## WRITTEN TASK:
Find each line with the word "chart" and copy it.

## EXERCISE MATERIALS:
========================================================================

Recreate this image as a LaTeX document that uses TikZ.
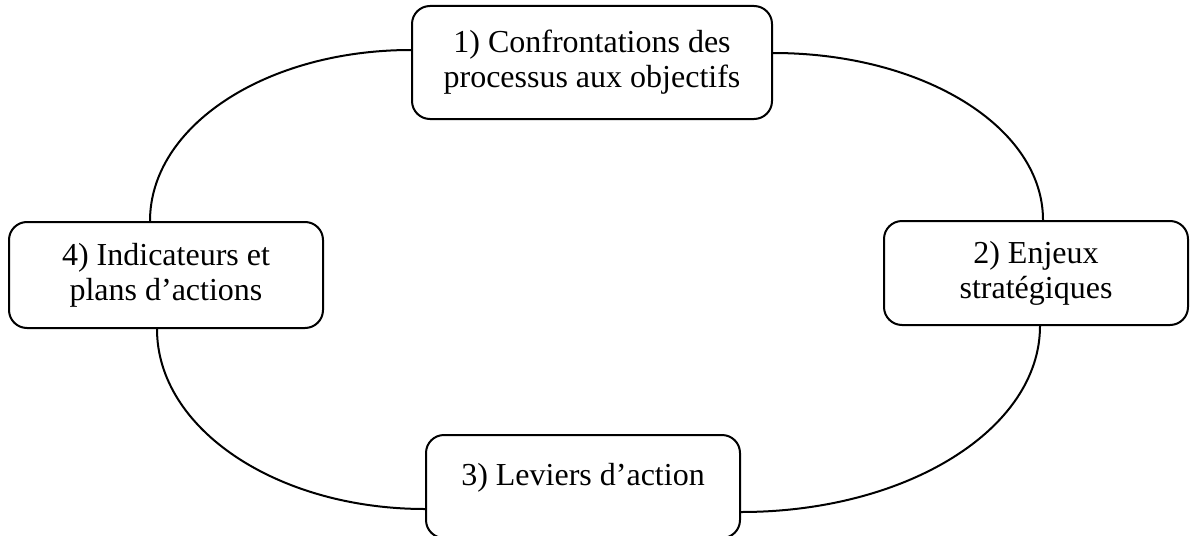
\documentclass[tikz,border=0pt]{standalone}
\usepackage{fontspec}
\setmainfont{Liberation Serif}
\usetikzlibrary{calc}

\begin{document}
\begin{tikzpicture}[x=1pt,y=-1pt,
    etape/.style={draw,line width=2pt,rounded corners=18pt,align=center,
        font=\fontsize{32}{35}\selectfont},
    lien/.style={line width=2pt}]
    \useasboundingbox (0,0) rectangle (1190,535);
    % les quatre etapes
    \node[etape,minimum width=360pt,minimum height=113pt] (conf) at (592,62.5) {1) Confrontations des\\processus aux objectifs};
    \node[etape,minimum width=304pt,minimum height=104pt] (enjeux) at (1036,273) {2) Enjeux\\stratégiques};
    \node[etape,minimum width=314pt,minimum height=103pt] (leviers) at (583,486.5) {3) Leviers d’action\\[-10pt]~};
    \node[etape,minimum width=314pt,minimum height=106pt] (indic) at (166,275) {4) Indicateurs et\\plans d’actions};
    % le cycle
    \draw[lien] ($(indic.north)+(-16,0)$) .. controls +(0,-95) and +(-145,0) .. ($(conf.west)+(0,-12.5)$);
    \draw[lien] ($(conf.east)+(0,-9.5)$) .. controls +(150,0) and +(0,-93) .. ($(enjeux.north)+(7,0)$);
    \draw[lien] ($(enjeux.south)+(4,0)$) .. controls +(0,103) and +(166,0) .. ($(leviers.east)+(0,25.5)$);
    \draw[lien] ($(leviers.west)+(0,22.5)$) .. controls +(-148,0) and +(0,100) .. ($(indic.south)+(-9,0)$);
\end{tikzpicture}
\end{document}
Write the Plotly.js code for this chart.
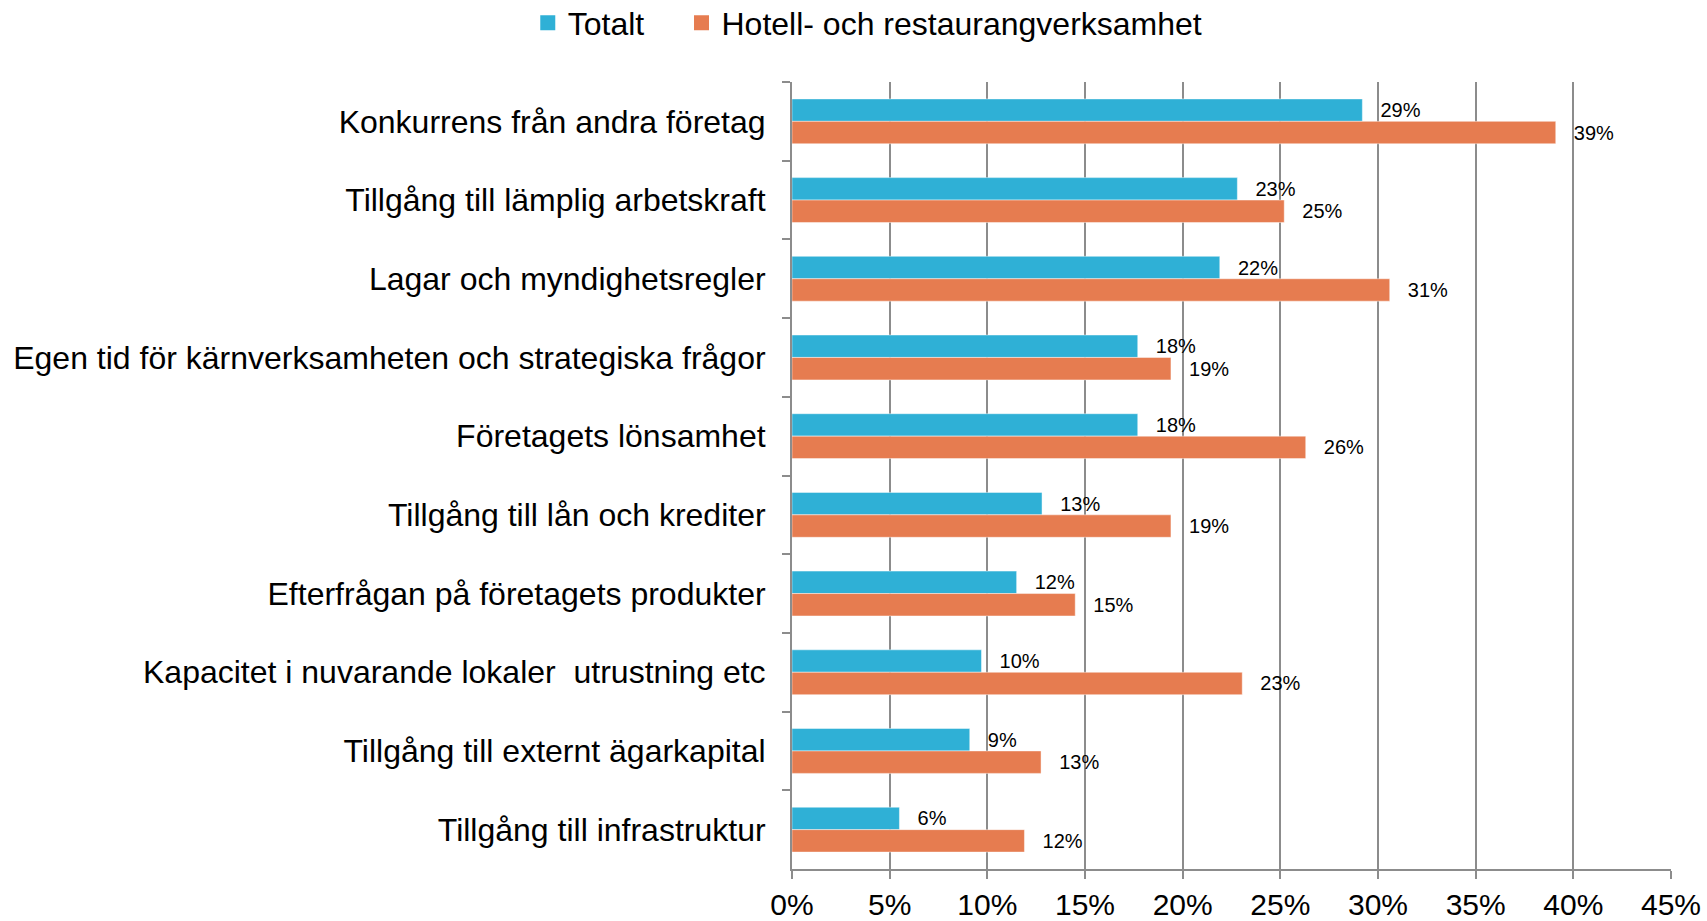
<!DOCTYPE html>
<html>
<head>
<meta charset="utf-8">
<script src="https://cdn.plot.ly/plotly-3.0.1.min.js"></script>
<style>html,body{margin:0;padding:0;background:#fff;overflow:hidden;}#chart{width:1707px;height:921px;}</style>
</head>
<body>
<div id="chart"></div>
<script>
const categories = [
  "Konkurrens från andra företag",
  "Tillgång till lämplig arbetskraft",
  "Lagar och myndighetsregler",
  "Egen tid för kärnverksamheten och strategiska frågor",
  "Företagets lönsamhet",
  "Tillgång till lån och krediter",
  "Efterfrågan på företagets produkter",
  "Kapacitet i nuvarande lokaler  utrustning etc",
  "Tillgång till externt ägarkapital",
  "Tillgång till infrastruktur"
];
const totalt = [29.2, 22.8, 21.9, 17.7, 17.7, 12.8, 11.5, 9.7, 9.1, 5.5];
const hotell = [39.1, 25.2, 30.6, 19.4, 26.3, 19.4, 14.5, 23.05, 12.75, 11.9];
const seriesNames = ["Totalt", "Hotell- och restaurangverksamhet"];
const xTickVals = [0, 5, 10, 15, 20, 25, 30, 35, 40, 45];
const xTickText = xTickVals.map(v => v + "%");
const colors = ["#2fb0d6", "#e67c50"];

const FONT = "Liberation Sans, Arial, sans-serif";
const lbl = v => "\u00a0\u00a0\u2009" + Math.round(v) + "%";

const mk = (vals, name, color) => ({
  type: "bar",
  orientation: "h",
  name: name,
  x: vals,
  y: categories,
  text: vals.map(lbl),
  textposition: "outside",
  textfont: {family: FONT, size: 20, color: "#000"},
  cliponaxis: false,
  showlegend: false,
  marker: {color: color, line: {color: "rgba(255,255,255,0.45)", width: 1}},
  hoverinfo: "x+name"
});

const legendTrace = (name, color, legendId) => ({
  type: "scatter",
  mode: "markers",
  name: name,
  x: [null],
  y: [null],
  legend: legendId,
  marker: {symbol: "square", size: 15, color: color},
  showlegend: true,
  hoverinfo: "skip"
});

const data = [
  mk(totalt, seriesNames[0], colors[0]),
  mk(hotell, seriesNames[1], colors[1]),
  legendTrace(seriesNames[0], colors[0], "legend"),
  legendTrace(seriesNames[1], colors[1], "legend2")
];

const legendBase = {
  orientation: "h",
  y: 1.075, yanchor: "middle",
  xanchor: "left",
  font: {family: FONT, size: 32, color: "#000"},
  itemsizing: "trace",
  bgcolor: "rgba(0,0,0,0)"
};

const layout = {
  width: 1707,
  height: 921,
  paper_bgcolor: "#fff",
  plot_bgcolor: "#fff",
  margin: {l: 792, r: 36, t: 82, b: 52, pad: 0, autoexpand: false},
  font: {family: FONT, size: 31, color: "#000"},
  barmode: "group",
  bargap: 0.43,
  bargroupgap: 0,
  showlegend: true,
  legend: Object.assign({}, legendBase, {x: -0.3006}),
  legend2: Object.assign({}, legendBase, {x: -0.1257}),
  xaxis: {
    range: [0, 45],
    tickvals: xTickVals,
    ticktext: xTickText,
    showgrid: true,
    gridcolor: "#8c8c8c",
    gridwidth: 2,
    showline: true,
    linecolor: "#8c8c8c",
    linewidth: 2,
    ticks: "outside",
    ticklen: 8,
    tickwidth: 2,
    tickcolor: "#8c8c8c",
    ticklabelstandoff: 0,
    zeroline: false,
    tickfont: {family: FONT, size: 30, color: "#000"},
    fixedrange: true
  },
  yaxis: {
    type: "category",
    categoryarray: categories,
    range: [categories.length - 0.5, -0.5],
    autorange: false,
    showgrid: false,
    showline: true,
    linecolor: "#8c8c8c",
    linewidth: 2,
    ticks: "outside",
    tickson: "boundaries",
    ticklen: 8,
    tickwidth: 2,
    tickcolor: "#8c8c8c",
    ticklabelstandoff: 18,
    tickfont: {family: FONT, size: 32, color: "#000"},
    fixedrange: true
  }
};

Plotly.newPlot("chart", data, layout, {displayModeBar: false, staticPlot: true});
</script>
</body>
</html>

========================================================================

## FINAL RESULT:
Write the Plotly.js code for this chart.
<style>html,body{margin:0;padding:0;background:#fff;overflow:hidden;}#chart{width:1707px;height:921px;}</style>
<div id="chart"></div>
Plotly.newPlot("chart", data, layout, {displayModeBar: false, staticPlot: true});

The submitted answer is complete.